Application-Specific Questions

These are some topics that are not general enough to make it to the list above. I’ve placed them here as a reminder to myself that I can use them to refresh my mental model.

Low power/clock gating.

There are applications that require very low power consumption, it’s the hardware that consumes the power and needs to be turned off — but often it’s the firmware that decides what hardware needs to be active at any given time.

What is a clock, and why does the CPU need one? What does it mean to “gate” a clock?
What is and why is there a WFI/WFE instruction?
What power mode do I go into during WFI? What platform-dependent register controls the clocks? What clocks keep running?
Do I disable interrupts during clock gating control and WFI? What do you mean WFI is woken while interrupts are disabled? How can that even work?
If my CPU clock is disabled, do I wake up? (e.g. is there a special GPIO or comms port that can do asynchronous wake-up?)
How long does it take to exit a low power mode? Does an oscillator need to power up?
What blocks are powered off at any time? What happens if I write to a powered-off MMIO?
What happens to my timers (RTOS tick, real-time counter, etc) when I turn off clocks?

Analog Interfaces.

Analog hardware is a separate domain to digital hardware, with different designers who have completely different ideas on how things work.

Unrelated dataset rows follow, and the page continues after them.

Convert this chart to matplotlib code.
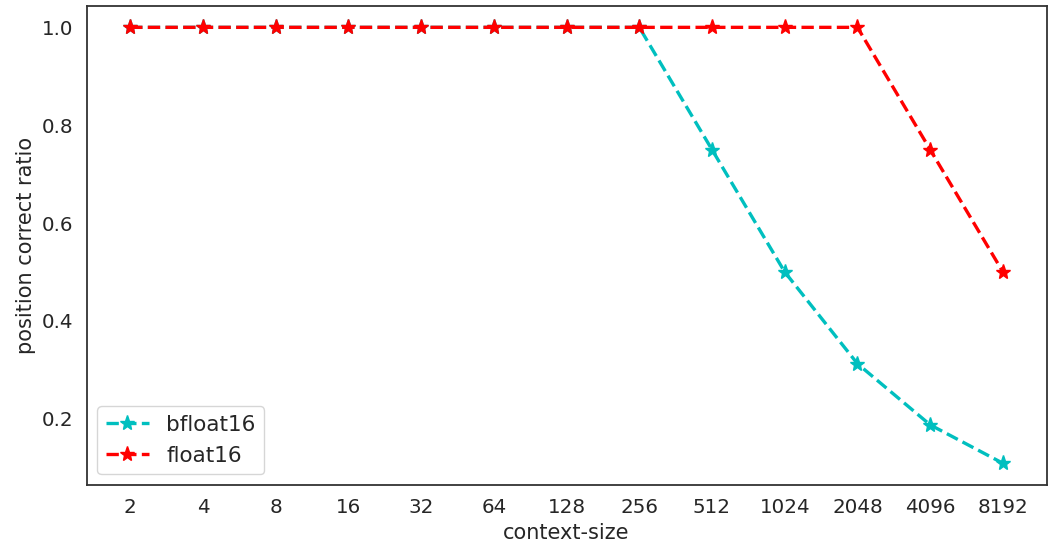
import matplotlib
matplotlib.use("Agg")
import matplotlib.pyplot as plt
import seaborn as sns

# 데이터
context_sizes = ["2", "4", "8", "16", "32", "64", "128", "256", "512", "1024", "2048", "4096", "8192"]
bfloat16 = [1.0, 1.0, 1.0, 1.0, 1.0, 1.0, 1.0, 1.0, 0.75, 0.5, 0.3125, 0.1875, 0.109]
float16 = [1.0, 1.0, 1.0, 1.0, 1.0, 1.0, 1.0, 1.0, 1.0, 1.0, 1.0, 0.75, 0.5]

sns.set_theme(style="white", font_scale=1.3)
plt.rcParams['font.family'] = ['DejaVu Sans']

fig, ax = plt.subplots(figsize=(10.55, 5.55), dpi=100)
x = list(range(len(context_sizes)))
ax.plot(x, bfloat16, linestyle="--", marker="*", color="#00bfbf", linewidth=2.4, markersize=11, label="bfloat16")
ax.plot(x, float16, linestyle="--", marker="*", color="#ff0000", linewidth=2.4, markersize=11, label="float16")

ax.set_xticks(x)
ax.set_xticklabels(context_sizes)
ax.set_yticks([0.2, 0.4, 0.6, 0.8, 1.0])
ax.set_xlabel("context-size", fontsize=15)
ax.set_ylabel("position correct ratio", fontsize=15)
for s in ax.spines.values():
    s.set_color("#333333")
    s.set_linewidth(1.3)
ax.legend(loc="lower left", fontsize=15.5)

plt.subplots_adjust(left=0.082, right=0.992, top=0.99, bottom=0.126)
plt.savefig("out.png")
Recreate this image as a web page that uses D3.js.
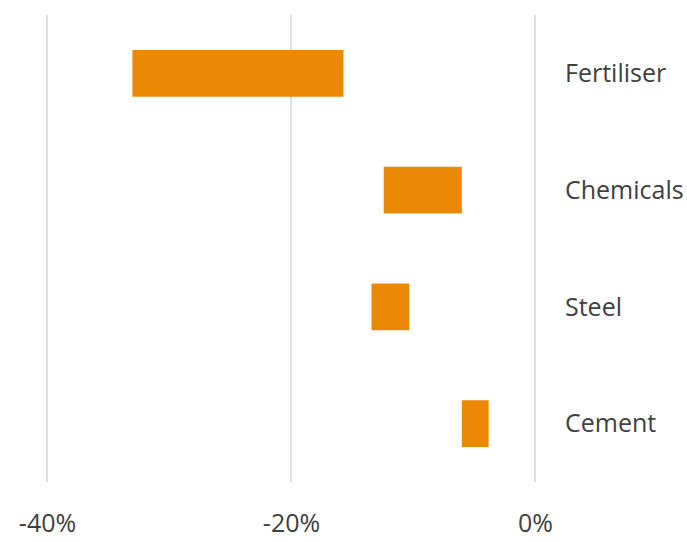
<!DOCTYPE html>
<html><head><meta charset="utf-8">
<script src="https://cdn.jsdelivr.net/npm/d3@7"></script>
<style>html,body{margin:0;padding:0;background:#fff;}</style>
</head><body>
<svg id="chart" width="687" height="542"></svg>
<script>
const categories = ["Fertiliser", "Chemicals", "Steel", "Cement"];
const lowValues = [-33.0, -12.4, -13.4, -6.0];
const highValues = [-15.7, -6.0, -10.3, -3.8];
const tickValues = [-40, -20, 0];
const tickLabels = ["-40%", "-20%", "0%"];

const svg = d3.select("#chart");
const x = d3.scaleLinear().domain([-40, 0]).range([47, 535]);
const y = d3.scaleBand().domain(categories).range([15, 482]).paddingInner(0.6).paddingOuter(0.3);
const font = "'Open Sans', sans-serif";
const textColor = "#404040";

// gridlines
svg.append("g").selectAll("line").data(tickValues).join("line")
  .attr("x1", d => x(d)).attr("x2", d => x(d))
  .attr("y1", 15).attr("y2", 482)
  .attr("stroke", "#e0e0e0").attr("stroke-width", 2);

// bars
svg.append("g").selectAll("rect").data(categories).join("rect")
  .attr("x", (d, i) => x(lowValues[i]))
  .attr("width", (d, i) => x(highValues[i]) - x(lowValues[i]))
  .attr("y", d => y(d))
  .attr("height", y.bandwidth())
  .attr("fill", "#EB8806");

// category labels
svg.append("g").selectAll("text").data(categories).join("text")
  .attr("x", 565).attr("y", d => y(d) + y.bandwidth() / 2)
  .attr("dy", "0.35em")
  .attr("font-family", font).attr("font-size", 25)
  .attr("fill", textColor)
  .text(d => d);

// x tick labels
const xAxis = d3.axisBottom(x).tickValues(tickValues).tickFormat((d, i) => tickLabels[i]).tickSize(0).tickPadding(0);
const gx = svg.append("g").attr("transform", "translate(0,514)").call(xAxis);
gx.select(".domain").remove();
gx.selectAll("text").attr("font-family", font).attr("font-size", 25).attr("fill", textColor).attr("dy", "0.71em");
</script>
</body></html>
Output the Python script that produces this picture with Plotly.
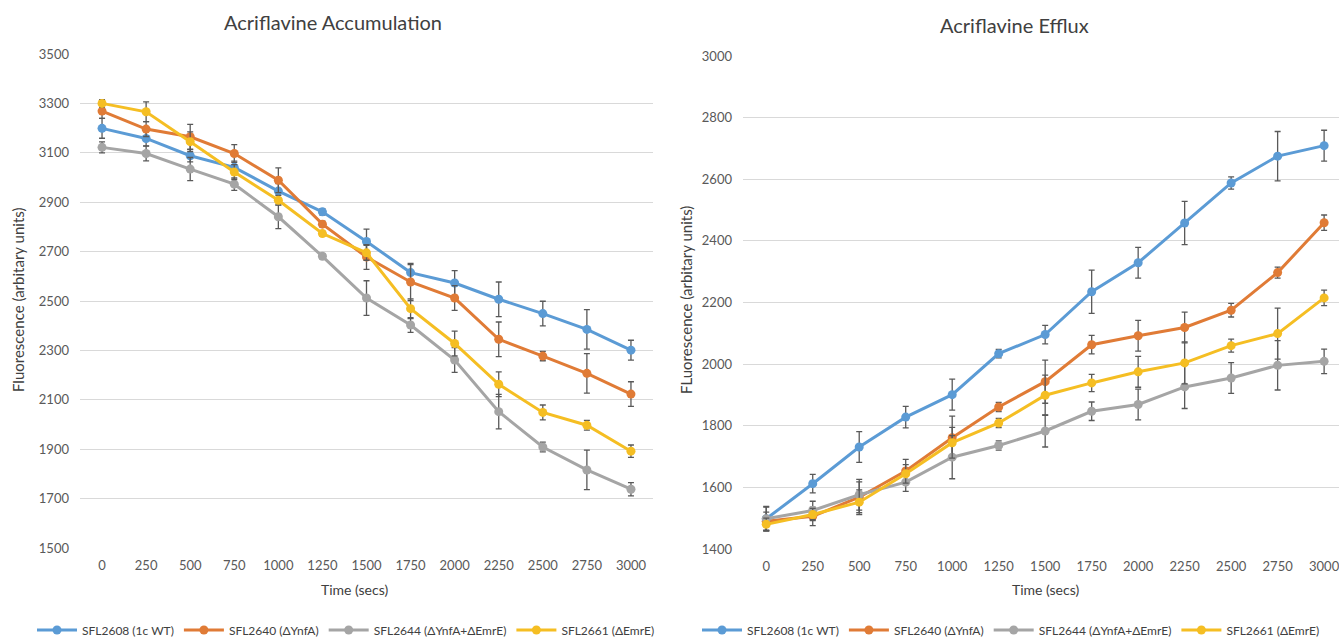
import plotly.graph_objects as go

times = ["0", "250", "500", "750", "1000", "1250", "1500", "1750", "2000", "2250", "2500", "2750", "3000"]
names = ["SFL2608 (1c WT)", "SFL2640 (ΔYnfA)", "SFL2644 (ΔYnfA+ΔEmrE)", "SFL2661 (ΔEmrE)"]
colors = ["#5B9BD5", "#E07B36", "#A5A5A5", "#F5BE23"]

# Accumulation (left)
acc_wt = [3199, 3158, 3088, 3041, 2945, 2861, 2741, 2615, 2573, 2507, 2449, 2385, 2301]
acc_ynfa = [3269, 3196, 3165, 3097, 2989, 2811, 2678, 2577, 2512, 2345, 2277, 2207, 2123]
acc_both = [3122, 3097, 3034, 2973, 2841, 2681, 2512, 2403, 2261, 2052, 1909, 1816, 1738]
acc_emre = [3300, 3266, 3145, 3022, 2908, 2773, 2695, 2469, 2328, 2163, 2049, 1997, 1892]
acc_wt_err = [40, 30, 25, 25, 30, 13, 50, 32, 50, 70, 50, 80, 40]
acc_ynfa_err = [30, 30, 50, 36, 50, 12, 50, 75, 50, 70, 19, 80, 50]
acc_both_err = [22, 30, 47, 25, 48, 10, 70, 30, 50, 70, 20, 80, 27]
acc_emre_err = [15, 40, 40, 30, 20, 10, 30, 40, 50, 50, 30, 20, 25]

# Efflux (right)
eff_wt = [1498, 1612, 1731, 1828, 1901, 2034, 2096, 2235, 2329, 2458, 2588, 2675, 2709]
eff_ynfa = [1490, 1506, 1568, 1653, 1761, 1861, 1943, 2063, 2092, 2119, 2175, 2297, 2459]
eff_both = [1498, 1525, 1576, 1617, 1698, 1736, 1783, 1847, 1869, 1926, 1955, 1996, 2009]
eff_emre = [1480, 1512, 1552, 1644, 1745, 1809, 1899, 1939, 1975, 2004, 2060, 2099, 2215]
eff_wt_err = [38, 30, 50, 35, 50, 14, 30, 70, 50, 70, 20, 80, 50]
eff_ynfa_err = [30, 30, 50, 38, 70, 15, 70, 30, 50, 50, 22, 18, 25]
eff_both_err = [40, 30, 50, 30, 70, 15, 52, 30, 50, 70, 50, 80, 40]
eff_emre_err = [20, 20, 40, 30, 50, 15, 65, 28, 50, 68, 21, 83, 25]

acc = [acc_wt, acc_ynfa, acc_both, acc_emre]
acc_err = [acc_wt_err, acc_ynfa_err, acc_both_err, acc_emre_err]
eff = [eff_wt, eff_ynfa, eff_both, eff_emre]
eff_err = [eff_wt_err, eff_ynfa_err, eff_both_err, eff_emre_err]

FONT = "Lato, 'Open Sans', sans-serif"
W, H = 1339, 637

fig = go.Figure()
for i in range(4):
    fig.add_trace(go.Scatter(
        x=times, y=acc[i], name=names[i], mode="lines+markers",
        line=dict(color=colors[i], width=3), marker=dict(color=colors[i], size=9),
        error_y=dict(type="data", array=acc_err[i], color="#595959", thickness=1.3, width=3),
        xaxis="x", yaxis="y", legend="legend"))
for i in range(4):
    fig.add_trace(go.Scatter(
        x=times, y=eff[i], name=names[i], mode="lines+markers",
        line=dict(color=colors[i], width=3), marker=dict(color=colors[i], size=9),
        error_y=dict(type="data", array=eff_err[i], color="#595959", thickness=1.3, width=3),
        xaxis="x2", yaxis="y2", legend="legend2"))

axfont = dict(family=FONT, size=13, color="#595959")
xcommon = dict(type="category", showgrid=False, zeroline=False, showline=False,
               ticks="", tickfont=axfont, ticklabelstandoff=8)
ycommon = dict(showgrid=True, gridcolor="#D9D9D9", gridwidth=1, zeroline=False,
               showline=False, ticks="", tickfont=axfont, ticklabelstandoff=10)

fig.update_layout(
    width=W, height=H,
    margin=dict(l=0, r=0, t=0, b=0, autoexpand=False),
    paper_bgcolor="white", plot_bgcolor="white",
    font=dict(family=FONT, color="#404040"),
    xaxis=dict(xcommon, domain=[80 / W, 653 / W], range=[-0.5, 12.5], anchor="y"),
    yaxis=dict(ycommon, domain=[1 - 548 / H, 1 - 54 / H], range=[1500, 3500],
               tickvals=[1500, 1700, 1900, 2100, 2300, 2500, 2700, 2900, 3100, 3300, 3500],
               anchor="x"),
    xaxis2=dict(xcommon, domain=[743 / W, 1.0], range=[-0.5, 12.32], anchor="y2"),
    yaxis2=dict(ycommon, domain=[1 - 549 / H, 1 - 56 / H], range=[1400, 3000],
                tickvals=[1400, 1600, 1800, 2000, 2200, 2400, 2600, 2800, 3000],
                anchor="x2"),
    legend=dict(orientation="h", x=32 / W, y=1 - 630 / H, xanchor="left", yanchor="middle",
                font=dict(family=FONT, size=12, color="#404040"), itemwidth=40,
                bgcolor="rgba(0,0,0,0)", tracegroupgap=0),
    legend2=dict(orientation="h", x=697 / W, y=1 - 630 / H, xanchor="left", yanchor="middle",
                 font=dict(family=FONT, size=12, color="#404040"), itemwidth=40,
                 bgcolor="rgba(0,0,0,0)", tracegroupgap=0),
    annotations=[
        dict(text="Acriflavine Accumulation", x=333 / W, y=1 - 22 / H, xref="paper", yref="paper",
             showarrow=False, font=dict(family=FONT, size=20, color="#404040"), xanchor="center", yanchor="middle"),
        dict(text="Acriflavine Efflux", x=1014 / W, y=1 - 25 / H, xref="paper", yref="paper",
             showarrow=False, font=dict(family=FONT, size=20, color="#404040"), xanchor="center", yanchor="middle"),
        dict(text="Time (secs)", x=354 / W, y=1 - 589 / H, xref="paper", yref="paper",
             showarrow=False, font=dict(family=FONT, size=14, color="#404040"), xanchor="center", yanchor="middle"),
        dict(text="Time (secs)", x=1045 / W, y=1 - 589 / H, xref="paper", yref="paper",
             showarrow=False, font=dict(family=FONT, size=14, color="#404040"), xanchor="center", yanchor="middle"),
        dict(text="Fluorescence (arbitary units)", x=18 / W, y=1 - 300 / H, xref="paper", yref="paper",
             showarrow=False, textangle=-90, font=dict(family=FONT, size=15, color="#404040"),
             xanchor="center", yanchor="middle"),
        dict(text="FLuorescence (arbitary units)", x=686 / W, y=1 - 300 / H, xref="paper", yref="paper",
             showarrow=False, textangle=-90, font=dict(family=FONT, size=15, color="#404040"),
             xanchor="center", yanchor="middle"),
    ],
)

fig.write_html("out.html")
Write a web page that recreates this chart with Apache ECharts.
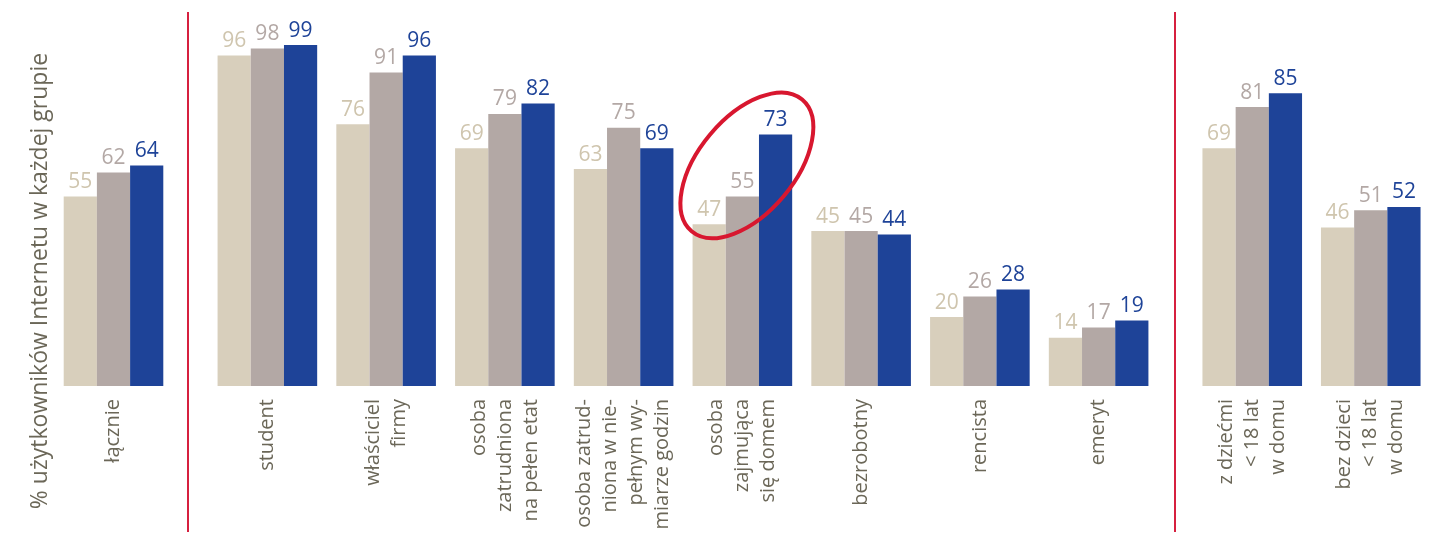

What is analog hardware? Why is it different from digital hardware?
Flash memory is an analog circuit!? Did I need to enable some high voltage line and wait a bit before I write to flash?
Pin IO is an analog circuit!? What is a pull-up, pull-down, drive strength, floating pins, (pseudo) open-drain/collector?
Does everything in analog-land get controlled by digital hardware or my firmware?
How does everything in analog-land synchronize to the same clock as digital-land?
Does the block have another power source? Reference voltage/current? How long do I wait after a block has been enabled until it can be used?
What is a setup time? What is a hold time?
What is the default state of a comparator? Does initialization trigger an edge and interrupt that I’m not expecting? What other corner cases can occur on the boundary?